Max Ziegert, ohne Titel, 1950er Jahre, Öl auf Pappe, Privatbesitz
Max Ziegert, ohne Titel, 1950er Jahre, Öl auf Pappe, Privatbesitz
15. November 2023

Ein Schatz aus der Versenkung

Das Museum Ludwig Galerie und das Institut für aktuelle Kunst im Saarland feiern in Saarlouis den zehnten Geburtstag von fünf Malern der Künstlergruppe Untere Saar.

Die Gründer der Künstlergruppe „Untere Saar“ führen bis heute ein kunsthistorisches Schattendasein. Abseits der Region um Saarlouis sind die Gründer wenig bekannt und werden aus dem kunstgeschichtlichen Diskurs des Landes immer noch weitgehend ausgeblendet.

Eine aktuelle Ausstellung im Museum Ludwig Galerie und dem Institut für aktuelle Kunst im Saarland in Saarlouis möchte das ändern. Sie widmet sich der „goldenen Generation“ der Künstlergruppe und nutzt den 100. Geburtstag von fünf Malern zu einer großen Überblicksausstellung. Initiiert von Museumsleiterin Claudia Wiotte-Franz und kuratiert von Petra Wilhelmy zeigen die beiden Häuser Werke von Alfons Fontaine, Victor Fontaine, Karl Michaely, Paul Rihm und Max Ziegert.
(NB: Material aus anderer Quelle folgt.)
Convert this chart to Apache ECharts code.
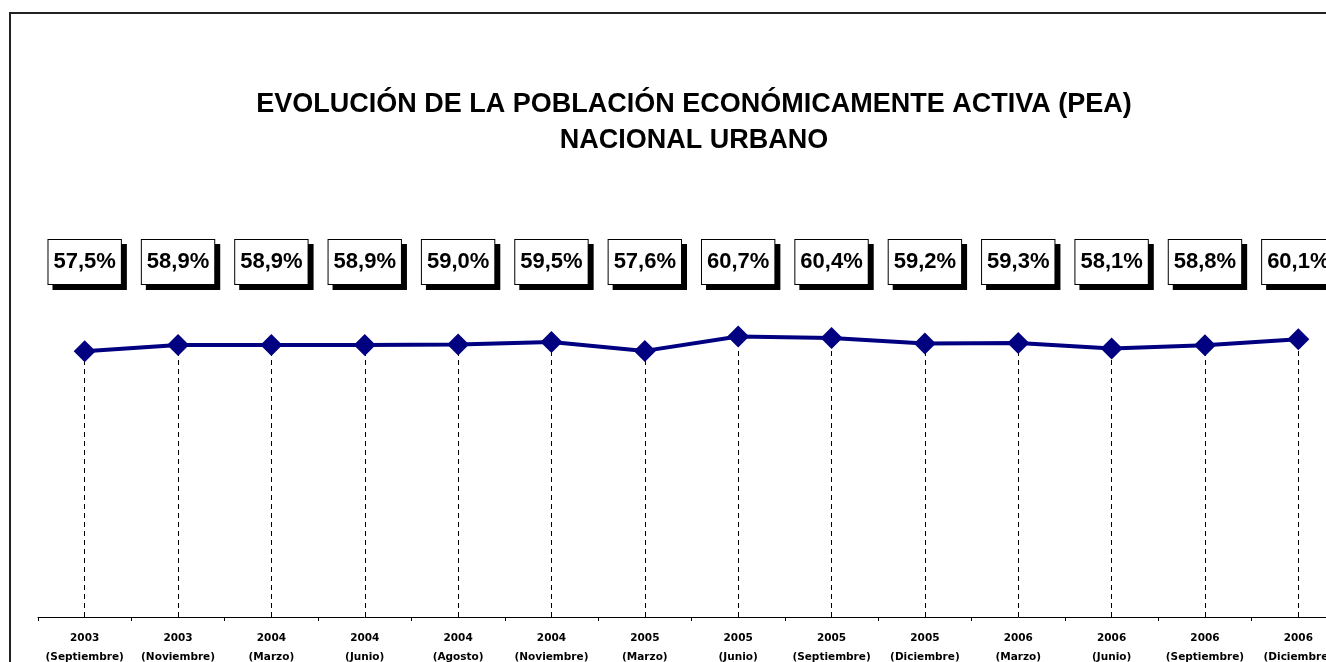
<!DOCTYPE html>
<html>
<head>
<meta charset="utf-8">
<script src="https://cdn.jsdelivr.net/npm/echarts@6/dist/echarts.min.js"></script>
<style>
  html, body { margin: 0; padding: 0; background: #fff; overflow: hidden; }
  #chart { position: absolute; left: 9px; top: 12px; width: 1368px; height: 680px;
           border-left: 2px solid #222; border-top: 2px solid #222; box-sizing: border-box; }
</style>
</head>
<body>
<div id="chart"></div>
<script>
"use strict";

// PEA nacional urbano, tasa de actividad (%)
const YEARS = ["2003", "2003", "2004", "2004", "2004", "2004", "2005",
               "2005", "2005", "2005", "2006", "2006", "2006", "2006"];
const MONTHS = ["Septiembre", "Noviembre", "Marzo", "Junio", "Agosto", "Noviembre", "Marzo",
                "Junio", "Septiembre", "Diciembre", "Marzo", "Junio", "Septiembre", "Diciembre"];
const PEA = [57.5, 58.9, 58.9, 58.9, 59.0, 59.5, 57.6, 60.7, 60.4, 59.2, 59.3, 58.1, 58.8, 60.1];

const NAVY = "#000080";
const pctLabel = v => v.toFixed(1).replace(".", ",") + "%";
const categories = YEARS.map((y, i) => `${y}\n(${MONTHS[i]})`);

// líneas punteadas desde cada punto hasta el eje
const dropLines = PEA.map((v, i) => [{ coord: [i, 0] }, { coord: [i, v] }]);

const chart = echarts.init(document.getElementById("chart"), null, { renderer: "canvas" });
chart.setOption({
  animation: false,
  textStyle: { fontFamily: "Liberation Sans, Arial, sans-serif" },
  title: {
    text: "EVOLUCIÓN DE LA POBLACIÓN ECONÓMICAMENTE ACTIVA (PEA)\nNACIONAL URBANO",
    left: "center", top: 68,
    textStyle: { fontSize: 27, fontWeight: "bold", color: "#000", lineHeight: 36,
                 fontFamily: "Liberation Sans, Arial, sans-serif" }
  },
  grid: { left: 27, right: 32, top: 141, bottom: 75, containLabel: false },
  xAxis: {
    type: "category", data: categories, boundaryGap: true,
    axisLine: { lineStyle: { color: "#000", width: 1 } },
    axisTick: { show: true, length: 4, lineStyle: { color: "#000" } },
    axisLabel: {
      interval: 0, margin: 12, color: "#000", fontSize: 10.5, fontWeight: "bold",
      lineHeight: 19, fontFamily: "DejaVu Sans, sans-serif"
    },
    splitLine: { show: false }
  },
  yAxis: {
    type: "value", min: 0, max: 100, show: false,
    splitLine: { show: false }
  },
  series: [{
    type: "line",
    data: PEA,
    symbol: "diamond",
    symbolSize: 22,
    lineStyle: { color: NAVY, width: 4 },
    itemStyle: { color: NAVY },
    z: 3,
    label: {
      show: true, position: "top",
      formatter: p => pctLabel(p.value),
      color: "#000", fontSize: 22, fontWeight: "bold",
      fontFamily: "Liberation Sans, Arial, sans-serif",
      backgroundColor: "#fff", borderColor: "#000", borderWidth: 1,
      padding: [12, 5, 10, 5],
      shadowColor: "#000", shadowBlur: 0, shadowOffsetX: 5, shadowOffsetY: 5
    },
    labelLayout: p => ({
      x: p.rect.x + p.rect.width / 2, y: 248,
      align: "center", verticalAlign: "middle"
    }),
    markLine: {
      silent: true, symbol: "none",
      label: { show: false },
      lineStyle: { color: "#000", width: 1, type: [5, 4] },
      data: dropLines,
      z: 1
    }
  }]
});
</script>
</body>
</html>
Da alle fünf Maler ein reichhaltiges Oeuvre geschaffen haben, konzentriert sich „WeltSichten“ auf die Darstellung von Landschaften: Stadtansichten, Berg- und Seelandschaften, Wälder und die sanften Hügel von Lothringen und dem Saargau. Es überrascht, wie fünf Künstler mit sehr ähnlichen Biografien so unterschiedliche Stile entwickelt konnten. Alle sind in den Jahren 1922 oder 1923 im Saarland geboren. Ihre ersten Lebensjahrzehnte waren bestimmt vom Krieg. Die beiden Fontaines, die nur entfernt miteinander verwandt waren, sowie Karl Michaely studierten dann in den 1940er Jahren an der neu gegründeten Schule für Kunst und Handwerk in Saarbrücken. Rihm absolvierte ein pädagogisches Studium, Ziegert wurde Fotograf.
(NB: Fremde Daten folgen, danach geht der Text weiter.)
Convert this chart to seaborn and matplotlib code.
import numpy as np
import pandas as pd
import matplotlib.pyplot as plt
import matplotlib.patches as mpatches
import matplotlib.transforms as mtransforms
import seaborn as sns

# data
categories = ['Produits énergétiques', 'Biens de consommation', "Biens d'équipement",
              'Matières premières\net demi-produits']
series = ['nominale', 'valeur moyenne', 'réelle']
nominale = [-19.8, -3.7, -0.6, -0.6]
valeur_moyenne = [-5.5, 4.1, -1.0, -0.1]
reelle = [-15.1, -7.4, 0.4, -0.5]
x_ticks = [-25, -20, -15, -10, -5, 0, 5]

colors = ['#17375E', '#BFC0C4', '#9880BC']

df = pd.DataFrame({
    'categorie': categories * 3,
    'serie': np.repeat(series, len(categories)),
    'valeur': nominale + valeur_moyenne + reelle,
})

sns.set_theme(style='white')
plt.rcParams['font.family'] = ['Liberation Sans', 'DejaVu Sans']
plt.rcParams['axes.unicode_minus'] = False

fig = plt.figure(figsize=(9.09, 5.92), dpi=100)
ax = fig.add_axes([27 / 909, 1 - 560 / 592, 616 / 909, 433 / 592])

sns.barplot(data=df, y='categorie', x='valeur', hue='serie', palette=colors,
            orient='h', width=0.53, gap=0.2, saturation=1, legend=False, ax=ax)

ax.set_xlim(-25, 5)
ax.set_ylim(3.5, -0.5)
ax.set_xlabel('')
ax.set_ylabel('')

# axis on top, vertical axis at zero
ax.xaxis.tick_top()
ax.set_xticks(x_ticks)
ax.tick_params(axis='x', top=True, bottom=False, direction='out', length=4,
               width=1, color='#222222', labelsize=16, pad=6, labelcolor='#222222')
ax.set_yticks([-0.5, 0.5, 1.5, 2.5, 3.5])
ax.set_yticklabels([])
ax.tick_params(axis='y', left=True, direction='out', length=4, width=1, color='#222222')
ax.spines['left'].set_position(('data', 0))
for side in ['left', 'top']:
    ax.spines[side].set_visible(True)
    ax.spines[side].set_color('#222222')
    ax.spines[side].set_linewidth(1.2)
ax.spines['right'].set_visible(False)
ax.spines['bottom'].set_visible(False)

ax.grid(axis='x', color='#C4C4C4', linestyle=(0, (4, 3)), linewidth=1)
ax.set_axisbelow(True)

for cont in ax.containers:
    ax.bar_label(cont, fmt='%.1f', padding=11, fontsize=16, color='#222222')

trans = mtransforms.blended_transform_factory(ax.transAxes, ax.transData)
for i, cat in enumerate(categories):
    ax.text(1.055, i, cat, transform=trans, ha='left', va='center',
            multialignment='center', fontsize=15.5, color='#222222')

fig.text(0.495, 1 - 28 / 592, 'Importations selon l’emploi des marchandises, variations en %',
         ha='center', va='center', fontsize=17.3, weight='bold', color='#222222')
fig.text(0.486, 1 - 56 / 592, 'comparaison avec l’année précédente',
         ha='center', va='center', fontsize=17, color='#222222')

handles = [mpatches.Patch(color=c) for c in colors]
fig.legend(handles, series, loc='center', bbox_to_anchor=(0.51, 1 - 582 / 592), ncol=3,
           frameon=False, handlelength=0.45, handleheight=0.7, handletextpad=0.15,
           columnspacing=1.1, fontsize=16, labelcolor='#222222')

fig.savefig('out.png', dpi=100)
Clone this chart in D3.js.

Auf viele Künstlerinnen und Künstler der frühen Tage des Saarlandes in der Nachkriegszeit war der Einfluss Frankreichs groß. Stipendien, die von Frankreich großzügig vergeben wurden, um die Saarländer an das Nachbarland zu binden, gaben den Künstlern die Möglichkeit zum Austausch. Die glitzernde Metropole Paris beeindruckte sie genauso wie Licht und Farben der Provence. Lothringen wurde für viele zur großen Liebe und zur zweiten Heimat. Man fühlte sich zuhause und war doch in der „Fremde“. 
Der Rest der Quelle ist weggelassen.